For me, it was a return to innocence and hope, a personal rediscovery of why I fell in love with music in the first place. It touches on love, loss, resilience, starry nights in the desert, family, friendship, and romance. It’s a warm hug and chicken soup, a love letter for lovers and dreamers and anyone who wants to believe in a little bit of magic. Bonus points if like your music with a side of sparkling Americana and Folk-Pop. 🙂

What does country music mean for you, what epitomizes this genre in your eyes and ears? Who are your influences?

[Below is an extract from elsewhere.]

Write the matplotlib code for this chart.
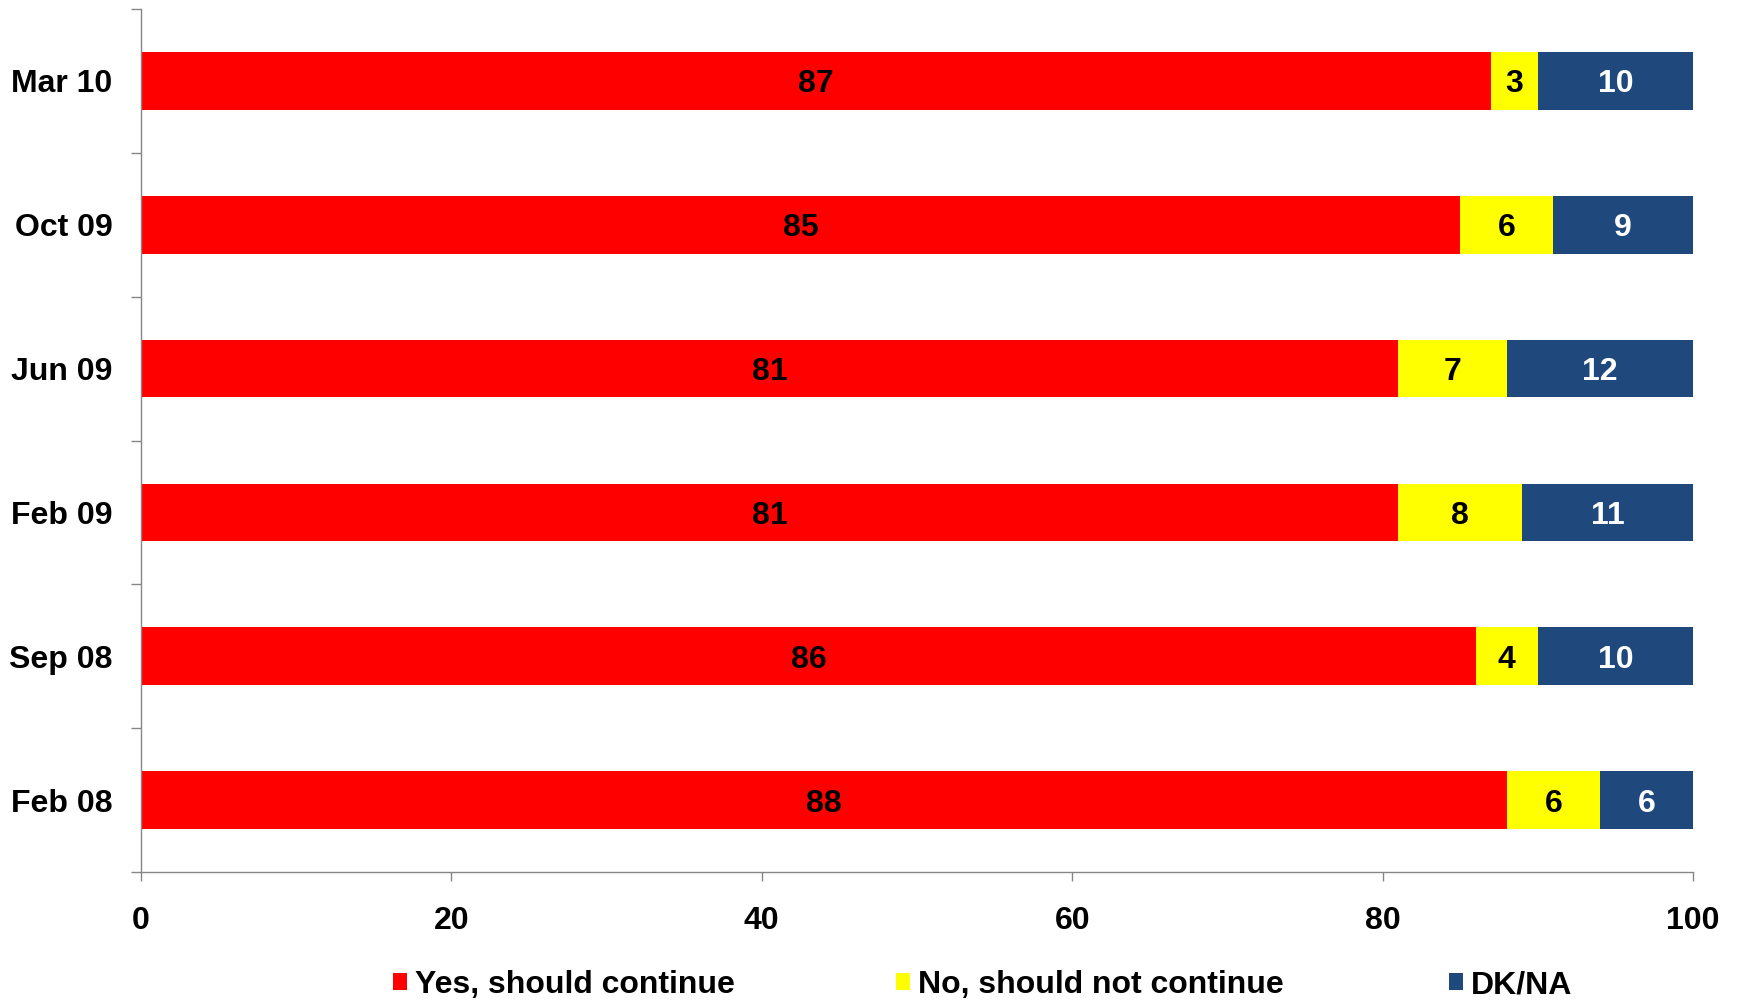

When I think of Country music, I think of classic Country artists like Hank Williams, Johnny Cash, Dolly Parton (always and forever!), Conway Twitty, and George Jones. It’s really honest, expansive music that draws a map of the human heart in a way that’s easily understood and accessible. There’s a steely backbone but also a certain fragility to my favorite Country songs – a sense of resilience that I find really compelling.

Country music also reminds me of my childhood in North Carolina – the long afternoons, green grass, and winding country roads that seem to go on forever. It’ll be always tied to that part of my life, and it feels good to honor that in some small way.

How is country and pop music changing, is it crossing paths with other genres more? How do you think it will evolve in the future?

I don’t listen to a lot of current Country music, so I’m probably not the best person to speak on this. But I will share my .00002 cents. It’s a pretty male-dominated industry, and I think there are a lot of mediocre men that all look and sound the same making very similar music right now. And I’m not a huge fan of it. But I also see a lot of women innovating and changing the face of country music for the better – Kacey Musgraves, The Highwomen, Yola, Miranda Lambert, etc. What they’re doing is exciting and feels more like the country music I grew up knowing and loving, and they give me a lot of hope for the future of that industry.

How about your future plans? What does the future hold for you, as far as you can tell?

Next up I plan to keep promoting this record to the best of my ability and get these songs to as many ears as possible. We’re planning more lyric videos, a behind-the-song series, some live acoustic videos, and a college radio campaign for this album in the new year. I’m also doing some early dreaming about my next release (which will be very different from this release but very fun in its own way) and a few one-off singles.

Beyond that, I don’t have a five-year plan. My ultimate goal is to just keep making music as long as I can. I’ve learned not to be bound to a particular outcome but to do what I love and hope it lands for someone, anyone. If it ever stops bringing me joy (God willing) I’ll adopt six more dogs and move to the country.